> [What you have to do] Retype the whole listing, please, keeping every line exact and dropping the pictures.

┌─ Provided material

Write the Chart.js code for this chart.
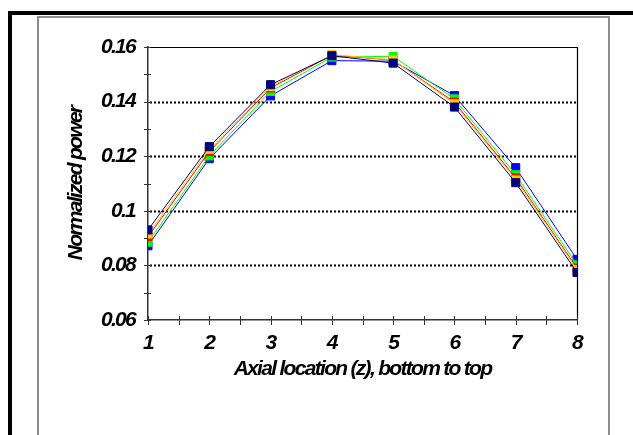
<!DOCTYPE html>
<html>
<head>
<meta charset="utf-8">
<title>Normalized power by axial location</title>
<script src="https://cdn.jsdelivr.net/npm/chart.js@4.4.1/dist/chart.umd.min.js"></script>
<style>
    body { margin: 0; background: #fff; }
    #wrap { position: relative; width: 633px; height: 435px; overflow: hidden; background: #fff; }
    .outer { position: absolute; left: 8px; top: 11px; width: 700px; height: 500px; border: 4px solid #000; }
    .inner { position: absolute; left: 37px; top: 16px; width: 569px; height: 500px; border: 2px solid #8c8c8c; }
    #myChart { position: absolute; left: 0; top: 0; }
</style>
</head>
<body>
<div id="wrap">
    <div class="outer"></div>
    <div class="inner"></div>
    <canvas id="myChart" width="633" height="435"></canvas>
</div>
<script>
// axial zones, bottom to top
const zones = [1, 2, 3, 4, 5, 6, 7, 8];
const yTickLabels = ['0.06', '0.08', '0.1', '0.12', '0.14', '0.16'];

// normalized power per zone, one array per case
const navyPower   = [0.0930, 0.1235, 0.1462, 0.1568, 0.1541, 0.1380, 0.1103, 0.0774];
const yellowPower = [0.0915, 0.1225, 0.1455, 0.1572, 0.1553, 0.1392, 0.1113, 0.0785];
const redPower    = [0.0905, 0.1217, 0.1450, 0.1570, 0.1552, 0.1398, 0.1120, 0.0790];
const greenPower  = [0.0885, 0.1201, 0.1437, 0.1563, 0.1566, 0.1410, 0.1132, 0.0802];
const bluePower   = [0.0872, 0.1191, 0.1421, 0.1550, 0.1548, 0.1422, 0.1158, 0.0822];

const labelFont = { family: 'Liberation Sans', size: 21, weight: 'bold', style: 'italic' };
const titleFont = { family: 'Liberation Sans', size: 21, weight: 'bold', style: 'italic' };

function makeSet(values, color) {
    return {
        data: zones.map((z, i) => ({ x: z, y: values[i] })),
        borderColor: color,
        backgroundColor: color,
        borderWidth: 1,
        pointStyle: 'rect',
        pointRadius: 5.7,
        pointBorderWidth: 1,
        pointBorderColor: color,
        pointBackgroundColor: color,
        fill: false,
        tension: 0
    };
}

// squeezed lettering like the old spreadsheet fonts
const squeeze = {
    id: 'squeeze',
    beforeLayout(chart) { chart.ctx.letterSpacing = '-1.7px'; },
    beforeDraw(chart) { chart.ctx.letterSpacing = '-1.7px'; }
};

// dotted gridlines, plot box and the cross ticks on both axes
const plotFrame = {
    id: 'plotFrame',
    beforeDatasetsDraw(chart) {
        const { ctx, chartArea: a, scales: { x, y } } = chart;
        ctx.save();
        ctx.letterSpacing = '0px';

        ctx.strokeStyle = '#000';
        ctx.lineWidth = 2;
        ctx.setLineDash([2, 2]);
        [0.08, 0.10, 0.12, 0.14].forEach(v => {
            const py = Math.round(y.getPixelForValue(v)) + 0.5;
            ctx.beginPath();
            ctx.moveTo(a.left + 2, py);
            ctx.lineTo(a.right, py);
            ctx.stroke();
        });
        ctx.setLineDash([]);

        // top and right edges of the plot box
        ctx.lineWidth = 1.2;
        ctx.beginPath();
        ctx.moveTo(a.left, a.top + 0.5);
        ctx.lineTo(a.right + 0.5, a.top + 0.5);
        ctx.lineTo(a.right + 0.5, a.bottom);
        ctx.stroke();

        ctx.strokeStyle = '#333';
        ctx.lineWidth = 1;
        for (let v = 0.06; v <= 0.1601; v += 0.01) {
            const py = Math.round(y.getPixelForValue(v)) + 0.5;
            ctx.beginPath();
            ctx.moveTo(a.left - 4, py);
            ctx.lineTo(a.left + 3, py);
            ctx.stroke();
        }
        for (let v = 1; v <= 8.001; v += 0.5) {
            const px = Math.round(x.getPixelForValue(v)) + 0.5;
            ctx.beginPath();
            ctx.moveTo(px, a.bottom - 4);
            ctx.lineTo(px, a.bottom + 5);
            ctx.stroke();
        }
        ctx.restore();
    }
};

const ctx = document.getElementById('myChart').getContext('2d');

const myChart = new Chart(ctx, {
    type: 'line',
    data: {
        datasets: [
            makeSet(navyPower, '#000080'),
            makeSet(yellowPower, '#ffcc00'),
            makeSet(redPower, '#ff0000'),
            makeSet(greenPower, '#00ff00'),
            makeSet(bluePower, '#0000ff')
        ]
    },
    options: {
        responsive: false,
        animation: false,
        layout: {
            padding: { left: 64, right: 56, top: 47, bottom: 53 }
        },
        plugins: {
            legend: { display: false },
            tooltip: { enabled: false }
        },
        scales: {
            x: {
                type: 'linear',
                min: 1,
                max: 8,
                grid: { display: false, drawTicks: false },
                border: { display: true, color: '#333', width: 1.5 },
                ticks: {
                    stepSize: 1,
                    padding: 11,
                    color: '#000',
                    font: labelFont,
                    callback: v => String(v)
                },
                title: {
                    display: true,
                    text: 'Axial location (z), bottom to top',
                    color: '#000',
                    font: titleFont,
                    padding: 0
                },
                afterFit(axis) { axis.height = 62; }
            },
            y: {
                min: 0.06,
                max: 0.16,
                grid: { display: false, drawTicks: false },
                border: { display: true, color: '#333', width: 1.5 },
                ticks: {
                    stepSize: 0.02,
                    padding: 13,
                    color: '#000',
                    font: labelFont,
                    callback: (value, index) => yTickLabels[index]
                },
                title: {
                    display: true,
                    text: 'Normalized power',
                    color: '#000',
                    font: titleFont,
                    padding: 0
                },
                afterFit(axis) { axis.width = 84; }
            }
        }
    },
    plugins: [squeeze, plotFrame]
});
</script>
</body>
</html>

└─

> [Written solution]
Write the Chart.js code for this chart.
<!DOCTYPE html>
<html>
<head>
<meta charset="utf-8">
<title>Normalized power by axial location</title>
<script src="https://cdn.jsdelivr.net/npm/chart.js@4.4.1/dist/chart.umd.min.js"></script>
<style>
    body { margin: 0; background: #fff; }
    #wrap { position: relative; width: 633px; height: 435px; overflow: hidden; background: #fff; }
    .outer { position: absolute; left: 8px; top: 11px; width: 700px; height: 500px; border: 4px solid #000; }
    .inner { position: absolute; left: 37px; top: 16px; width: 569px; height: 500px; border: 2px solid #8c8c8c; }
    #myChart { position: absolute; left: 0; top: 0; }
</style>
</head>
<body>
<div id="wrap">
    <div class="outer"></div>
    <div class="inner"></div>
    <canvas id="myChart" width="633" height="435"></canvas>
</div>
<script>
// axial zones, bottom to top
const zones = [1, 2, 3, 4, 5, 6, 7, 8];
const yTickLabels = ['0.06', '0.08', '0.1', '0.12', '0.14', '0.16'];

// normalized power per zone, one array per case
const navyPower   = [0.0930, 0.1235, 0.1462, 0.1568, 0.1541, 0.1380, 0.1103, 0.0774];
const yellowPower = [0.0915, 0.1225, 0.1455, 0.1572, 0.1553, 0.1392, 0.1113, 0.0785];
const redPower    = [0.0905, 0.1217, 0.1450, 0.1570, 0.1552, 0.1398, 0.1120, 0.0790];
const greenPower  = [0.0885, 0.1201, 0.1437, 0.1563, 0.1566, 0.1410, 0.1132, 0.0802];
const bluePower   = [0.0872, 0.1191, 0.1421, 0.1550, 0.1548, 0.1422, 0.1158, 0.0822];

const labelFont = { family: 'Liberation Sans', size: 21, weight: 'bold', style: 'italic' };
const titleFont = { family: 'Liberation Sans', size: 21, weight: 'bold', style: 'italic' };

function makeSet(values, color) {
    return {
        data: zones.map((z, i) => ({ x: z, y: values[i] })),
        borderColor: color,
        backgroundColor: color,
        borderWidth: 1,
        pointStyle: 'rect',
        pointRadius: 5.7,
        pointBorderWidth: 1,
        pointBorderColor: color,
        pointBackgroundColor: color,
        fill: false,
        tension: 0
    };
}

// squeezed lettering like the old spreadsheet fonts
const squeeze = {
    id: 'squeeze',
    beforeLayout(chart) { chart.ctx.letterSpacing = '-1.7px'; },
    beforeDraw(chart) { chart.ctx.letterSpacing = '-1.7px'; }
};

// dotted gridlines, plot box and the cross ticks on both axes
const plotFrame = {
    id: 'plotFrame',
    beforeDatasetsDraw(chart) {
        const { ctx, chartArea: a, scales: { x, y } } = chart;
        ctx.save();
        ctx.letterSpacing = '0px';

        ctx.strokeStyle = '#000';
        ctx.lineWidth = 2;
        ctx.setLineDash([2, 2]);
        [0.08, 0.10, 0.12, 0.14].forEach(v => {
            const py = Math.round(y.getPixelForValue(v)) + 0.5;
            ctx.beginPath();
            ctx.moveTo(a.left + 2, py);
            ctx.lineTo(a.right, py);
            ctx.stroke();
        });
        ctx.setLineDash([]);

        // top and right edges of the plot box
        ctx.lineWidth = 1.2;
        ctx.beginPath();
        ctx.moveTo(a.left, a.top + 0.5);
        ctx.lineTo(a.right + 0.5, a.top + 0.5);
        ctx.lineTo(a.right + 0.5, a.bottom);
        ctx.stroke();

        ctx.strokeStyle = '#333';
        ctx.lineWidth = 1;
        for (let v = 0.06; v <= 0.1601; v += 0.01) {
            const py = Math.round(y.getPixelForValue(v)) + 0.5;
            ctx.beginPath();
            ctx.moveTo(a.left - 4, py);
            ctx.lineTo(a.left + 3, py);
            ctx.stroke();
        }
        for (let v = 1; v <= 8.001; v += 0.5) {
            const px = Math.round(x.getPixelForValue(v)) + 0.5;
            ctx.beginPath();
            ctx.moveTo(px, a.bottom - 4);
            ctx.lineTo(px, a.bottom + 5);
            ctx.stroke();
        }
        ctx.restore();
    }
};

const ctx = document.getElementById('myChart').getContext('2d');

const myChart = new Chart(ctx, {
    type: 'line',
    data: {
        datasets: [
            makeSet(navyPower, '#000080'),
            makeSet(yellowPower, '#ffcc00'),
            makeSet(redPower, '#ff0000'),
            makeSet(greenPower, '#00ff00'),
            makeSet(bluePower, '#0000ff')
        ]
    },
    options: {
        responsive: false,
        animation: false,
        layout: {
            padding: { left: 64, right: 56, top: 47, bottom: 53 }
        },
        plugins: {
            legend: { display: false },
            tooltip: { enabled: false }
        },
        scales: {
            x: {
                type: 'linear',
                min: 1,
                max: 8,
                grid: { display: false, drawTicks: false },
                border: { display: true, color: '#333', width: 1.5 },
                ticks: {
                    stepSize: 1,
                    padding: 11,
                    color: '#000',
                    font: labelFont,
                    callback: v => String(v)
                },
                title: {
                    display: true,
                    text: 'Axial location (z), bottom to top',
                    color: '#000',
                    font: titleFont,
                    padding: 0
                },
                afterFit(axis) { axis.height = 62; }
            },
            y: {
                min: 0.06,
                max: 0.16,
                grid: { display: false, drawTicks: false },
                border: { display: true, color: '#333', width: 1.5 },
                ticks: {
                    stepSize: 0.02,
                    padding: 13,
                    color: '#000',
                    font: labelFont,
                    callback: (value, index) => yTickLabels[index]
                },
                title: {
                    display: true,
                    text: 'Normalized power',
                    color: '#000',
                    font: titleFont,
                    padding: 0
                },
                afterFit(axis) { axis.width = 84; }
            }
        }
    },
    plugins: [squeeze, plotFrame]
});
</script>
</body>
</html>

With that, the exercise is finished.